2/8/07

MMMMM HMMMMM!

Having just finished watching Hannibal -- which is a plotless baggy monster and terrible and one of those "shocking" installments that tarnishes a perfectly good legacy (like Once Upon A Time In Mexico or Terminator 3), but is great to look at -- I am reminded of the fact that some friends of mine went to it in a crowded theatre on opening day, and during the showing a black woman exclaimed, quite loudly, "I know he ain't going to make that man eat his own brain. MMMMM HMMMMM!"
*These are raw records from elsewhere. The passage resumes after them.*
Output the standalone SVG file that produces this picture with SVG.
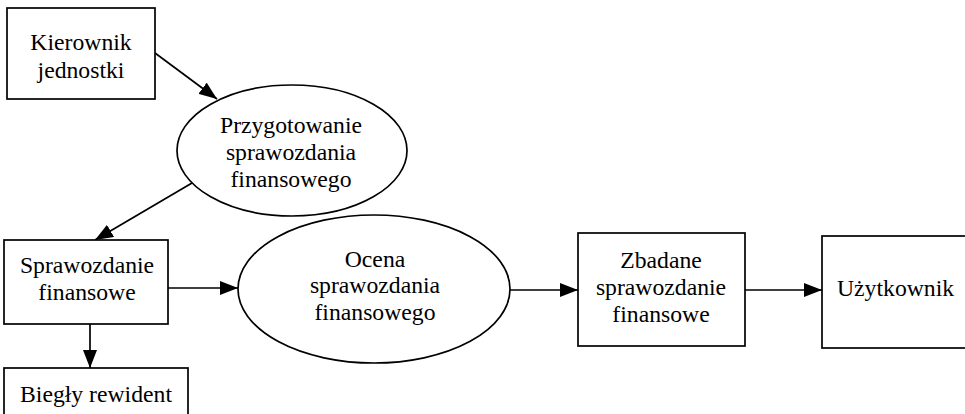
<svg xmlns="http://www.w3.org/2000/svg" width="965" height="414" viewBox="0 0 965 414" font-family="Liberation Serif, Times New Roman, serif">
<style>
.box{fill:#fff;stroke:#000;stroke-width:1.7}
.t{font-size:23.7px;fill:#000;text-anchor:middle}
.c{stroke:#000;stroke-width:1.7;fill:none;marker-end:url(#ah)}
</style>
<defs>
<marker id="ah" markerUnits="userSpaceOnUse" markerWidth="18" markerHeight="14" refX="18" refY="7" orient="auto">
<path d="M0,0 L18,7 L0,14 z" fill="#000"/>
</marker>
</defs>
<rect width="965" height="414" fill="#fff"/>
<g id="connectors">
<line class="c" x1="155" y1="53" x2="217" y2="99"/>
<line class="c" x1="192" y1="183" x2="95" y2="240"/>
<line class="c" x1="168" y1="288" x2="238" y2="288"/>
<line class="c" x1="90" y1="324" x2="90" y2="368"/>
<line class="c" x1="510" y1="290" x2="578" y2="290"/>
<line class="c" x1="745" y1="290" x2="822" y2="290"/>
</g>
<g id="kierownik">
<rect class="box" x="7" y="8" width="148" height="91"/>
<text class="t" x="81" y="50" font-family="Liberation Serif">Kierownik</text>
<text class="t" x="81" y="78" font-family="Liberation Serif">jednostki</text>
</g>
<g id="przygotowanie">
<ellipse class="box" cx="292" cy="150.5" rx="115" ry="65.5"/>
<text class="t" x="291" y="133">Przygotowanie</text>
<text class="t" x="291" y="160">sprawozdania</text>
<text class="t" x="291" y="187">finansowego</text>
</g>
<g id="sprawozdanie">
<rect class="box" x="4" y="240" width="164" height="84"/>
<text class="t" x="87" y="273">Sprawozdanie</text>
<text class="t" x="87" y="300">finansowe</text>
</g>
<g id="biegly">
<rect class="box" x="4" y="368" width="184" height="60"/>
<text class="t" x="96" y="402">Biegły rewident</text>
</g>
<g id="ocena">
<ellipse class="box" cx="374" cy="289" rx="136" ry="74"/>
<text class="t" x="375" y="267">Ocena</text>
<text class="t" x="375" y="293">sprawozdania</text>
<text class="t" x="375" y="320">finansowego</text>
</g>
<g id="zbadane">
<rect class="box" x="578" y="233" width="167" height="113"/>
<text class="t" x="661" y="268">Zbadane</text>
<text class="t" x="661" y="295">sprawozdanie</text>
<text class="t" x="661" y="322">finansowe</text>
</g>
<g id="uzytkownik">
<rect class="box" x="822" y="236" width="150" height="112"/>
<text class="t" x="837" y="296" style="text-anchor:start">Użytkownik</text>
</g>
</svg>
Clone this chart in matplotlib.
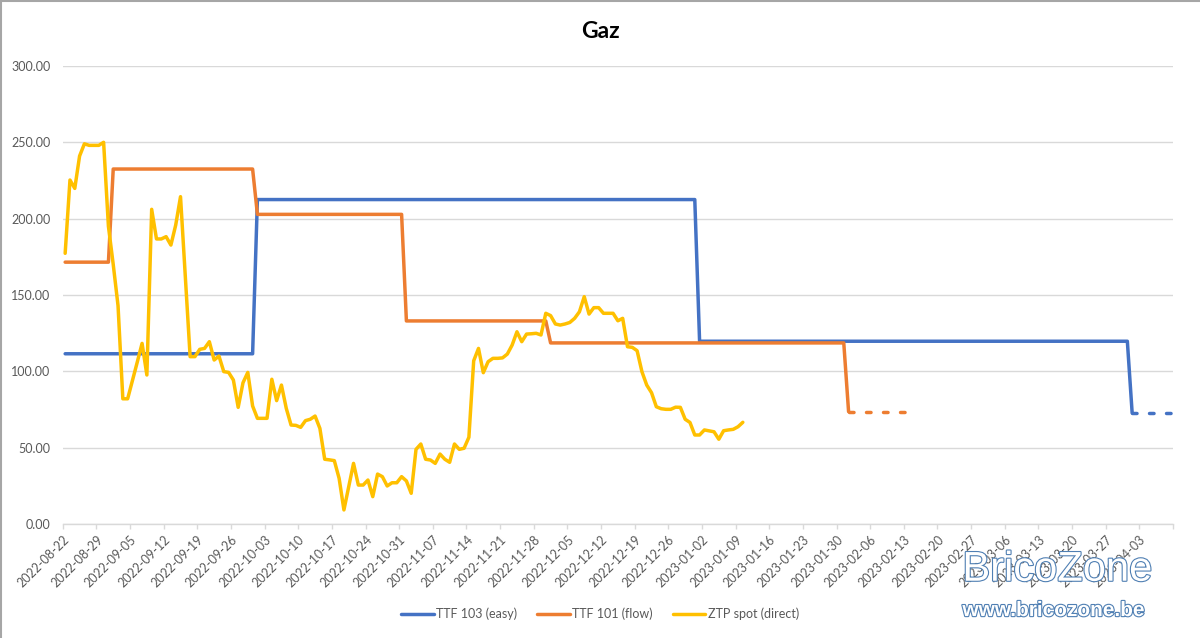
import numpy as np
import pandas as pd
import matplotlib
matplotlib.use("Agg")
import matplotlib.pyplot as plt
import matplotlib.patheffects as pe
from matplotlib.lines import Line2D

plt.rcParams.update({
    "font.family": ["Lato", "DejaVu Sans"],
    "font.size": 9,
})

# TTF 103 (easy): tariff changes (date, level); last level shown dashed
ttf103_dates = ["2022-08-22", "2022-10-01", "2023-01-01", "2023-04-01"]
ttf103_vals = [111.5, 212.5, 119.7, 72.8]
ttf103_end = "2023-04-09"

# TTF 101 (flow)
ttf101_dates = ["2022-08-22", "2022-09-01", "2022-10-01", "2022-11-01", "2022-12-01", "2023-02-01"]
ttf101_vals = [171.5, 232.5, 202.8, 133.0, 118.6, 73.6]
ttf101_end = "2023-02-15"

# ZTP spot (direct), daily from 2022-08-22
ztp_start = "2022-08-22"
ztp_vals = [
    177.3, 225.3, 219.8, 241.0, 249.0, 248.0, 248.0, 248.0, 250.0, 195.0,
    170.0, 143.0, 82.0, 82.0, 94.0, 106.0, 118.3, 97.6, 206.1, 186.7,
    186.7, 188.2, 182.7, 195.8, 214.4, 162.0, 109.6, 109.6, 114.4, 115.0,
    119.4, 107.4, 110.0, 99.8, 99.3, 94.3, 76.4, 92.5, 99.3, 77.3,
    69.2, 69.2, 69.2, 94.8, 80.8, 91.0, 75.8, 64.8, 64.6, 63.3,
    67.7, 68.6, 70.7, 62.6, 42.4, 42.0, 41.5, 29.9, 9.2, 24.4,
    39.7, 25.5, 25.5, 28.8, 17.9, 32.7, 31.0, 24.9, 27.0, 27.0,
    31.0, 28.2, 20.1, 48.9, 52.4, 42.4, 41.9, 39.7, 45.8, 42.4,
    40.4, 52.4, 48.9, 49.6, 56.8, 106.9, 115.0, 99.1, 106.3, 108.5,
    108.5, 108.8, 111.3, 117.2, 125.9, 119.4, 124.4, 124.6, 124.9, 123.8,
    138.0, 136.5, 131.0, 130.3, 131.0, 132.0, 134.7, 139.0, 148.9, 137.5,
    141.7, 141.7, 138.0, 138.0, 138.0, 133.1, 134.7, 116.1, 115.7, 113.5,
    99.8, 91.0, 86.0, 76.8, 75.5, 75.1, 75.1, 76.5, 76.4, 68.6,
    66.5, 58.3, 58.3, 61.6, 61.0, 60.4, 55.5, 61.1, 61.6, 62.0,
    63.7, 66.6,
]

x_start = pd.Timestamp("2022-08-22")
x_end = pd.Timestamp("2023-04-10")
tick_dates = pd.date_range("2022-08-22", "2023-04-03", freq="7D")

blue = "#4472C4"
orange = "#ED7D31"
yellow = "#FFC000"
grey_txt = "#595959"
grid_col = "#D9D9D9"
lw = 2.5


def daily_steps(dates, vals, end):
    s = pd.Series(vals, index=pd.to_datetime(dates))
    return s.reindex(pd.date_range(dates[0], end, freq="D")).ffill()


def mid(idx):
    # Excel date axis: points sit in the middle of each day slot
    return idx + pd.Timedelta(hours=12)


fig = plt.figure(figsize=(12, 6.38), dpi=100)
ax = fig.add_axes([0.0523, 0.1787, 0.9252, 0.7179])

for dates, vals, end, col, lab in [
    (ttf103_dates, ttf103_vals, ttf103_end, blue, "TTF 103 (easy)"),
    (ttf101_dates, ttf101_vals, ttf101_end, orange, "TTF 101 (flow)"),
]:
    s = daily_steps(dates, vals, end)
    last = pd.Timestamp(dates[-1])
    solid = s[s.index <= last]
    dashed = s[s.index >= last]
    ax.plot(mid(solid.index), solid.values, color=col, lw=lw, label=lab,
            solid_joinstyle="round", solid_capstyle="round")
    ax.plot(mid(dashed.index), dashed.values, color=col, lw=lw,
            linestyle=(0, (1.3, 3.6)), dash_capstyle="round")

ztp = pd.Series(ztp_vals, index=pd.date_range(ztp_start, periods=len(ztp_vals), freq="D"))
ax.plot(mid(ztp.index), ztp.values, color=yellow, lw=lw, label="ZTP spot (direct)",
        solid_joinstyle="round", solid_capstyle="round")

ax.set_xlim(x_start, x_end)
ax.set_ylim(0, 300)
ax.set_yticks(np.arange(0, 301, 50))
ax.yaxis.set_major_formatter(matplotlib.ticker.FormatStrFormatter("%.2f"))
ax.set_xticks(list(tick_dates) + [x_end])
ax.set_xticklabels([d.strftime("%Y-%m-%d") for d in tick_dates] + [""],
                   rotation=45, ha="right", rotation_mode="anchor")
ax.grid(axis="y", color=grid_col, lw=1)
ax.set_axisbelow(True)
for sp in ["top", "right", "left"]:
    ax.spines[sp].set_visible(False)
ax.spines["bottom"].set_color(grid_col)
ax.spines["bottom"].set_linewidth(1)
ax.tick_params(axis="y", length=0, pad=9, labelcolor=grey_txt, labelsize=9)
ax.tick_params(axis="x", length=3.5, width=1, color=grid_col, pad=3,
               labelcolor=grey_txt, labelsize=9)

fig.text(0.5, 0.951, "Gaz", ha="center", va="center", fontsize=16.5, fontweight="bold",
         color="black")

ax.legend(loc="center", bbox_to_anchor=(0.5, 0.0376), bbox_transform=fig.transFigure,
          ncol=3, frameon=False, fontsize=9, handlelength=2.6, handletextpad=0.2,
          columnspacing=1.6, labelcolor=grey_txt)

# chart area border (left / top)
fig.add_artist(Line2D([0.001, 0.001], [0, 1], transform=fig.transFigure, color="#A6A6A6", lw=1.5))
fig.add_artist(Line2D([0, 1], [0.999, 0.999], transform=fig.transFigure, color="#A6A6A6", lw=1.5))

# watermark
wm = [pe.withStroke(linewidth=1.6, foreground="#4F7FB3")]
fig.text(0.802, 0.107, "BricoZone", ha="left", va="center", fontsize=30,
         family="Liberation Sans", color="white", path_effects=wm)
fig.text(0.802, 0.043, "www.bricozone.be", ha="left", va="center", fontsize=15,
         family="Liberation Sans", fontweight="bold", color="white", path_effects=wm)

fig.savefig("out.png", dpi=100)
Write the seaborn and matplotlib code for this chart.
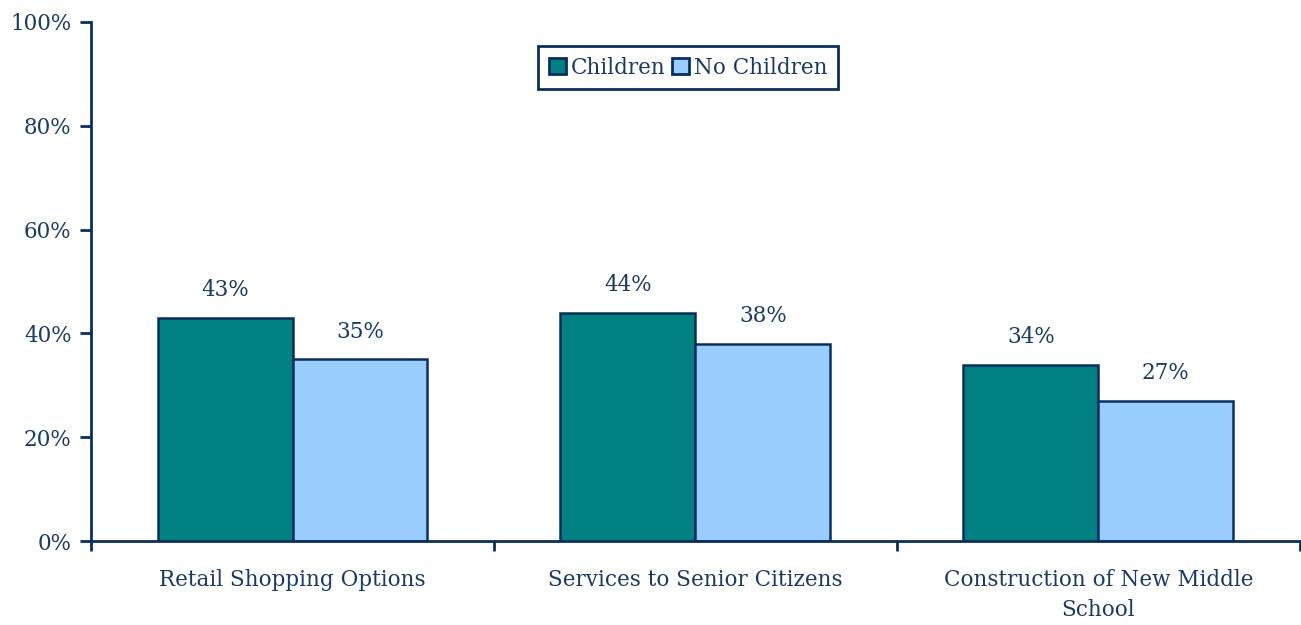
import numpy as np
import pandas as pd
import matplotlib.pyplot as plt
import seaborn as sns

# data
categories = ["Retail Shopping Options", "Services to Senior Citizens", "Construction of New Middle\nSchool"]
children = [43, 44, 34]
no_children = [35, 38, 27]
groups = ["Children", "No Children"]

df = pd.DataFrame({
    "Category": categories * 2,
    "Group": [groups[0]] * 3 + [groups[1]] * 3,
    "Value": children + no_children,
})

sns.set_style("white")
plt.rcParams['font.family'] = ['DejaVu Serif']

navy = "#0B2F5B"
text_col = "#1B3A63"
fs = 15.5

fig = plt.figure(figsize=(13.01, 6.25), dpi=100)
ax = fig.add_axes([0.070, 0.1344, 0.929, 0.8304])

sns.barplot(data=df, x="Category", y="Value", hue="Group",
            palette=["#008080", "#99CCFF"], width=0.67,
            edgecolor=navy, linewidth=1.8, ax=ax, saturation=1)

for c in ax.containers:
    ax.bar_label(c, labels=[f"{v:.0f}%" for v in c.datavalues],
                 padding=12, fontsize=fs, color=text_col)

ax.set_xlim(-0.5, 2.5)
ax.set_ylim(0, 100)
ax.set_yticks(np.arange(0, 101, 20))
ax.set_yticklabels([f"{v}%" for v in range(0, 101, 20)], fontsize=fs, color=text_col)
ax.set_xticks(range(3))
ax.set_xticklabels(categories, fontsize=fs, color=text_col, linespacing=1.5)
ax.set_xticks([-0.5, 0.5, 1.5, 2.5], minor=True)
ax.tick_params(axis="x", which="major", length=0, pad=20)
ax.tick_params(axis="x", which="minor", length=7, width=2, color=navy, direction="out", bottom=True)
ax.tick_params(axis="y", length=8, width=2, color=navy, direction="out", left=True, pad=6)
ax.set_xlabel("")
ax.set_ylabel("")

for s in ["top", "right"]:
    ax.spines[s].set_visible(False)
for s in ["left", "bottom"]:
    ax.spines[s].set_color(navy)
    ax.spines[s].set_linewidth(2)

leg = ax.legend(loc="center", bbox_to_anchor=(0.494, 0.912), ncol=2, frameon=True,
                fancybox=False, framealpha=1, fontsize=fs, handlelength=0.8, handleheight=0.8,
                handletextpad=0.2, columnspacing=0.3, borderpad=0.5)
leg.get_frame().set_edgecolor(navy)
leg.get_frame().set_linewidth(2)
for t in leg.get_texts():
    t.set_color(text_col)
for h in leg.legend_handles:
    h.set_edgecolor(navy)
    h.set_linewidth(2)

fig.savefig("out.png", dpi=100)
Am I still drunk? Because it's seven in the morning. There was a funeral wake at the bar I went to last night. So, while a bunch of catty girls who think they're hotter than each other knitted scarves, and my friends screamed at Hawkeyes on TV, several dignified and teary funerales hugged a lot and cried a little. For some reason I seemed to be the only person who found this interaction a enervating and awkward. And awkwardness, like most other things in this world, is an excuse to drink excessively. The shortlist:
-Asked a bartender to marry me for playing Elvis Costello. Was not kidding. Did not amuse bartender.
-Got into a discussion about shoes and hats with a man who owns 75 hats and 100 pairs of shoes, who gave me a piece of paper for a reason I can't remember, but that was related to the new Dinosaur Jr shoes, with a word I can't read on it.
dinosaur-jr-junior-dunks-1
When he gave it to me he acted like he was doing me a seriously huge favor, though.
-Drunk-dialed almost everyone in my new phone and shriek-screamed rants at them for as long as I could sustain them. Highlights (i.e., the only parts I can remember) include, "I'm better than the Kennedys!" and "Come on! You know it and I know it!" which referred to something unspecified.
-Watched friend call other friend's phone until it was turned off, then tried to access his voicemail by guessing his pin number for like two hours.

Another one to wipe off the conscience.